QUESTIONS: The most obvious questions the public should have answered about their government’s actions in regard to First Bank of Idaho are the following:
1. Why did the FDIC and the OTS aggressively come after a small community bank that was experiencing far less dangerous problems than many other banks and dishonestly report to the public that they were taking over and selling the bank in order to save taxpayers money? After all, there were hundreds of banks around the country (and some in Idaho) that were in far worse shape. Is it because First Bank of Idaho had tens of millions of dollars in assets that could be virtually given to TARP-supported super banks that are controlled by the government?
2. Why did FDIC/OTS repeatedly assure First Bank of Idaho that it could get TARP funds if it could find $10 million in private investment and then renege on this assurance when the bank actually found the investors? Is it because FDIC/OTS had already targeted the bank’s assets on behalf of TARP-supported, government-controlled banks? If so, is the government literally stealing private assets from American citizens?
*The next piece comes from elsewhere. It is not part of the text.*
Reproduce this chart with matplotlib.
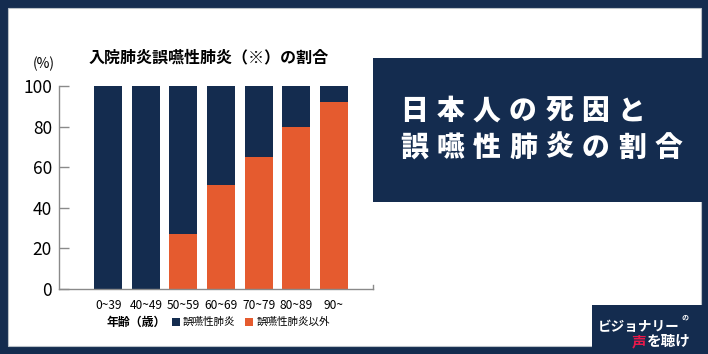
import matplotlib
matplotlib.use("Agg")
import matplotlib.pyplot as plt
from matplotlib.patches import Rectangle

plt.rcParams['font.family'] = ['Noto Sans CJK JP', 'DejaVu Sans']

# data
ages = ['0~39', '40~49', '50~59', '60~69', '70~79', '80~89', '90~']
other = [0, 0, 27, 51, 65, 80, 92]          # 誤嚥性肺炎以外 (orange)
aspiration = [100 - v for v in other]         # 誤嚥性肺炎 (navy)
yticks = [0, 20, 40, 60, 80, 100]

chart_title = '入院肺炎誤嚥性肺炎（※）の割合'
big_title = ['日本人の死因と', '誤嚥性肺炎の割合']
legend_labels = ['誤嚥性肺炎', '誤嚥性肺炎以外']

navy = '#142c4f'
orange = '#e55b2f'
grey = '#8a8a8a'

W, H = 708, 354
def fx(x):
    return x / W
def fy(y):
    return 1 - y / H

fig = plt.figure(figsize=(7.08, 3.54), dpi=100)
fig.patch.set_facecolor(navy)

# white panel, title box, logo box
fig.add_artist(Rectangle((fx(8), fy(346)), fx(701) - fx(8), (346 - 8) / H,
                         transform=fig.transFigure, facecolor='white',
                         edgecolor='#b8c0c8', lw=0.8, zorder=-3))
fig.add_artist(Rectangle((fx(373), fy(202)), fx(708) - fx(373), (202 - 58) / H,
                         transform=fig.transFigure, facecolor=navy, lw=0, zorder=-2))
fig.add_artist(Rectangle((fx(592), fy(354)), fx(708) - fx(592), (354 - 305) / H,
                         transform=fig.transFigure, facecolor=navy, lw=0, zorder=-2))

# chart
ax = fig.add_axes([fx(59), fy(289), (373 - 59) / W, (289 - 86) / H])
ax.set_zorder(1)
ax.set_facecolor('none')
x = list(range(len(ages)))
ax.bar(x, other, width=0.745, color=orange, lw=0)
ax.bar(x, aspiration, bottom=other, width=0.745, color=navy, lw=0)
ax.set_xlim(-1.31, 7.04)
ax.set_ylim(0, 100)
ax.set_yticks(yticks)
ax.set_yticklabels([str(v) for v in yticks], fontsize=12.5)
ax.set_xticks(x)
ax.set_xticklabels(ages, fontsize=8.6)
ax.tick_params(axis='y', direction='in', length=7, width=1, color=grey, pad=5)
ax.tick_params(axis='x', length=0, pad=7)
ax.spines['top'].set_visible(False)
for s in ['left', 'bottom', 'right']:
    ax.spines[s].set_color(grey)
    ax.spines[s].set_linewidth(1)
ax.spines['right'].set_bounds(0, 2.2)

fig.text(fx(44), fy(64), '(%)', fontsize=10, ha='center', va='center')
fig.text(fx(208.5), fy(57.5), chart_title, fontsize=11.5, fontweight='bold',
         ha='center', va='center')

# legend row
fig.text(fx(136.5), fy(322), '年齢（歳）', fontsize=8.6, fontweight='bold',
         ha='center', va='center')
fig.add_artist(Rectangle((fx(172), fy(325.5)), 8 / W, 8 / H,
                         transform=fig.transFigure, facecolor=navy, lw=0))
fig.text(fx(183), fy(321.5), legend_labels[0], fontsize=7.6, ha='left', va='center')
fig.add_artist(Rectangle((fx(245), fy(325.5)), 8 / W, 8 / H,
                         transform=fig.transFigure, facecolor=orange, lw=0))
fig.text(fx(256.5), fy(321.5), legend_labels[1], fontsize=7.6, ha='left', va='center')

# big title, spaced characters
for row, (line, yc) in enumerate(zip(big_title, [111, 147.5])):
    for i, ch in enumerate(line):
        fig.text(fx(414 + 36.3 * i), fy(yc), ch, fontsize=20, fontweight='black',
                 color='white', ha='center', va='center')

# logo
fig.text(fx(598), fy(327), 'ビジョナリー', fontsize=9.8, fontweight='bold',
         color='white', ha='left', va='center')
fig.text(fx(685), fy(318), 'の', fontsize=5, fontweight='bold',
         color='white', ha='center', va='center')
fig.text(fx(632), fy(341), '声', fontsize=10.5, fontweight='bold',
         color='#e8194a', ha='left', va='center')
fig.text(fx(647), fy(341), 'を聴け', fontsize=10.5, fontweight='bold',
         color='white', ha='left', va='center')

fig.savefig('out.png', dpi=100, facecolor=navy)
3. Why did FDIC/OTS refuse to allow First Bank of Idaho to receive some $17 million in private investment that would have completely solved the bank’s problems at no cost to the taxpayer and instead – upon learning that the investors were prepared to act – suddenly ignore the June 30, 2009, deadline it had given the bank and immediately fly 40 people into Sun Valley from around the country, take over the bank, sell its assets for an undisclosed price to US Bank, and put out a press release stating that the closure of this bank would cost taxpayers over $191 million? If FDIC/OTS knew (they did) that private investors were ready to act and that this action would both save the bank and save the taxpayers $191 million, why did they seize the bank?